In a previous blog article, we outlined several deep learning techniques for OCR. We mentioned how these techniques are used for text detection and text recognition which are the two primary building blocks of an OCR system.

In this article, we will go deeper into how deep learning is being used for text detection, which is the first block when doing OCR.

We are planning to release more articles where we will explore more deep learning techniques for text detection and text recognition.

Object detection for text detection

Object detection is a field in deep learning that is applied in several computer vision tasks, including text detection. There are mainly 2 types of object detection models: one-stage detectors and two-stages detectors.

1. One-stage object detection

Some famous examples of one-stage detectors are SSD (Single Shot Multibox Detectors) and YOLO (You Only Look Once).

These object detection models are very similar in the way they work. They take an image as input, then this image is passed through a set of convolutional layers. These layers are usually part of a larger network that was pre-trained on a large dataset of images.

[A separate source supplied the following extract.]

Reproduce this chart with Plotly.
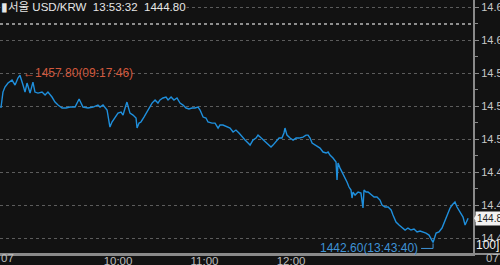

After each convolutional layer, we get a set of feature maps, which will then be used to identify objects’ regions and classes. This identification process can be different from one network to another. In SSD for example, we use the output feature maps from each convolutional layer to try to identify objects’ regions and classes. But in YOLO for example, only the last layers of the network are used to try and identify objects in the image, though all the network’s layers are contributing to the process by learning relevant features about the dataset.